His own home served as a hotel and restaurant to drivers, journalists and assorted 'beautiful people' from the jet set. Ursula, his elegant wife, was a trooper par excellence. Each day, around 6:00 P.M. he used to call her from the office, letting her know that he would bring five important American Journalists home for dinner within the hour. "Just throw some strawberries and sliced bread on our antique silver, they will be impressed". The elegant parties he and Ursula gave before the Solitude Race every July became legendary. From Stirling Moss to Sir Jack Brabham, from Gunther Sachs to the King of Spain, from David E. Davis to Bernard Cahier, everybody who was anybody in the motor racing world gathered to sip Camparis on hot summer nights at the Kraeherwald.

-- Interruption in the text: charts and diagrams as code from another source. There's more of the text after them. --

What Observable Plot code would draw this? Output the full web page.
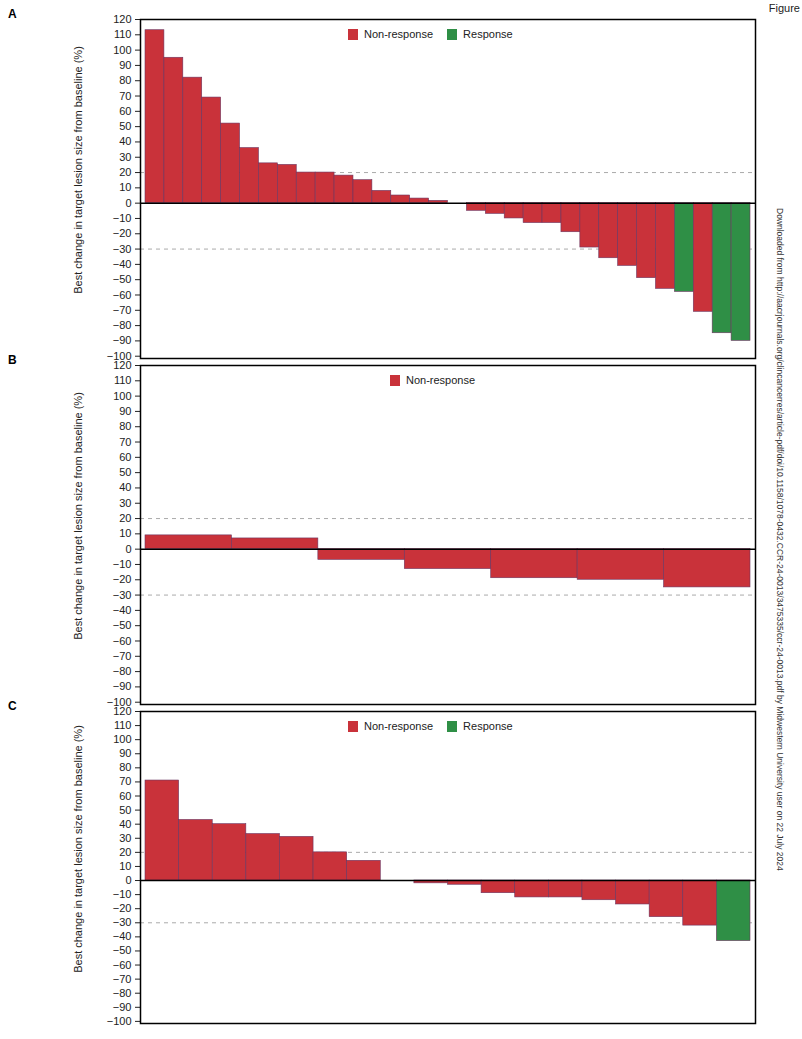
<!DOCTYPE html>
<html><head><meta charset="utf-8">
<script src="https://cdn.jsdelivr.net/npm/d3@7"></script>
<script src="https://cdn.jsdelivr.net/npm/@observablehq/plot@0.6"></script>
<style>
body{margin:0;background:#fff;font-family:"Liberation Sans",Arial,sans-serif;}
#wrap{position:relative;width:802px;height:1039px;overflow:hidden;}
.panel{position:absolute;left:0;overflow:visible;}
.lab{position:absolute;left:8px;font-weight:bold;font-size:12px;}
.leg{position:absolute;font-size:11px;display:flex;gap:14px;color:#222;}
.leg span{display:inline-flex;align-items:center;gap:6px;}
.sw{display:inline-block;width:10px;height:11px;}
.ylab{position:absolute;font-size:11px;color:#222;transform:rotate(-90deg);transform-origin:center;white-space:nowrap;}
</style></head><body><div id="wrap"></div>
<script>
const valuesA = [113,95,82,69,52,36,26,25,20,20,18,15,8,5,3,1.5,0,-5,-7,-10,-13,-13,-19,-29,-36,-41,-49,-56,-58,-71,-85,-90];
const respA   = ["N","N","N","N","N","N","N","N","N","N","N","N","N","N","N","N","N","N","N","N","N","N","N","N","N","N","N","N","R","N","R","R"];
const valuesB = [9,7,-7,-13,-19,-20,-25];
const respB   = ["N","N","N","N","N","N","N"];
const valuesC = [71,43,40,33,31,20,14,0,-2,-3,-9,-12,-12,-14,-17,-26,-32,-43];
const respC   = ["N","N","N","N","N","N","N","N","N","N","N","N","N","N","N","N","N","R"];
const yTicks = d3.range(-100,121,10);
const thresholds = [20,-30];
const RED="#c9323a", GREEN="#2f8f46";

const wrap=document.getElementById("wrap");
const panels=[
 {lab:"A",vals:valuesA,resp:respA,top:10,h:348,legend:true},
 {lab:"B",vals:valuesB,resp:respB,top:356,h:348,legend:false},
 {lab:"C",vals:valuesC,resp:respC,top:702,h:321,legend:true}
];
for(const p of panels){
  const data=p.vals.map((v,i)=>({i:String(i),v,r:p.resp[i]}));
  const chart=Plot.plot({
    width:802,height:p.h,marginLeft:140,marginRight:47,marginTop:9,marginBottom:0,
    style:{fontFamily:"Liberation Sans, Arial, sans-serif",fontSize:"11px",color:"#222",overflow:"visible"},
    x:{domain:data.map(d=>d.i),padding:0,axis:null,inset:5,round:false},
    y:{domain:[-101.5,120],ticks:yTicks,tickFormat:d=>d<0?"\u2212"+(-d):d,label:null,tickSize:5},
    marks:[
      Plot.ruleY(thresholds,{stroke:"#aaa",strokeDasharray:"4,4",strokeWidth:1}),
      Plot.barY(data,{x:"i",y:"v",fill:d=>d.r==="R"?GREEN:RED,stroke:"#6b3560",strokeWidth:0.6}),
      Plot.ruleY([0],{stroke:"#000",strokeWidth:1.5}),
      Plot.frame({stroke:"#000",strokeWidth:1.5})
    ]
  });
  chart.classList.add("panel");chart.style.top=p.top+"px";
  wrap.appendChild(chart);
  const l=document.createElement("div");l.className="lab";l.textContent=p.lab;l.style.top=(p.top-3)+"px";wrap.appendChild(l);
  const lg=document.createElement("div");lg.className="leg";
  lg.innerHTML=p.legend?`<span><i class="sw" style="background:${RED}"></i>Non-response</span><span><i class="sw" style="background:${GREEN}"></i>Response</span>`
    :`<span><i class="sw" style="background:${RED}"></i>Non-response</span>`;
  lg.style.top=(p.top+18)+"px";lg.style.left=p.legend?"348px":"390px";
  wrap.appendChild(lg);
  const yl=document.createElement("div");yl.className="ylab";yl.textContent="Best change in target lesion size from baseline (%)";
  yl.style.left="-62px";yl.style.top=(p.top+p.h/2-20)+"px";yl.style.width="280px";yl.style.textAlign="center";
  wrap.appendChild(yl);
}
const fig=document.createElement("div");fig.textContent="Figure";fig.style.cssText="position:absolute;right:2px;top:2px;font-size:11px;color:#222";wrap.appendChild(fig);
const wm=document.createElement("div");wm.textContent="Downloaded from http://aacrjournals.org/clincancerres/article-pdf/doi/10.1158/1078-0432.CCR-24-0013/3475335/ccr-24-0013.pdf by Midwestern University user on 22 July 2024";
wm.style.cssText="position:absolute;left:785px;top:208px;font-size:8.5px;color:#333;transform:rotate(90deg);transform-origin:0 0;white-space:nowrap;width:600px";
wrap.appendChild(wm);
</script></body></html>
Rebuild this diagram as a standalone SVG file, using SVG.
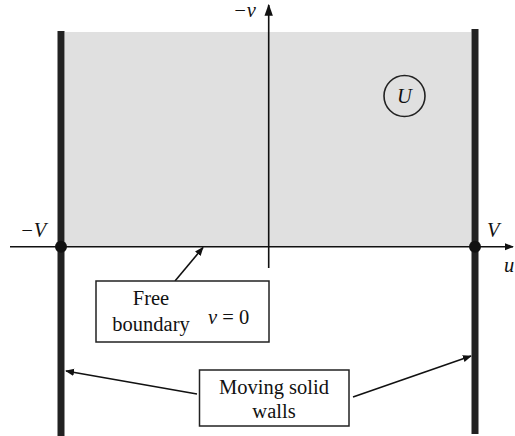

On Thursday afternoons he used to leave for the races after a hectic morning of dishing out non-stop instructions. Exhaustedly and anxiously we waited for his departure and for a moment of peace. Seeing his orange Carrera leave the parking lot caused a sigh of relief which could be heard on two floors. We practically sank into our chairs catching our breath knowing that the first phone call from the airport would come the moment he hit the terminal. (Imagine him in a world of cell phones…). Often he asked us to page him there over the loudspeaker, "Porsche Rennleiter von Hanstein to the phone please". He loved it. Porsche was in the news, the people of Stuttgart knew he was flying out to a race, PR at every level.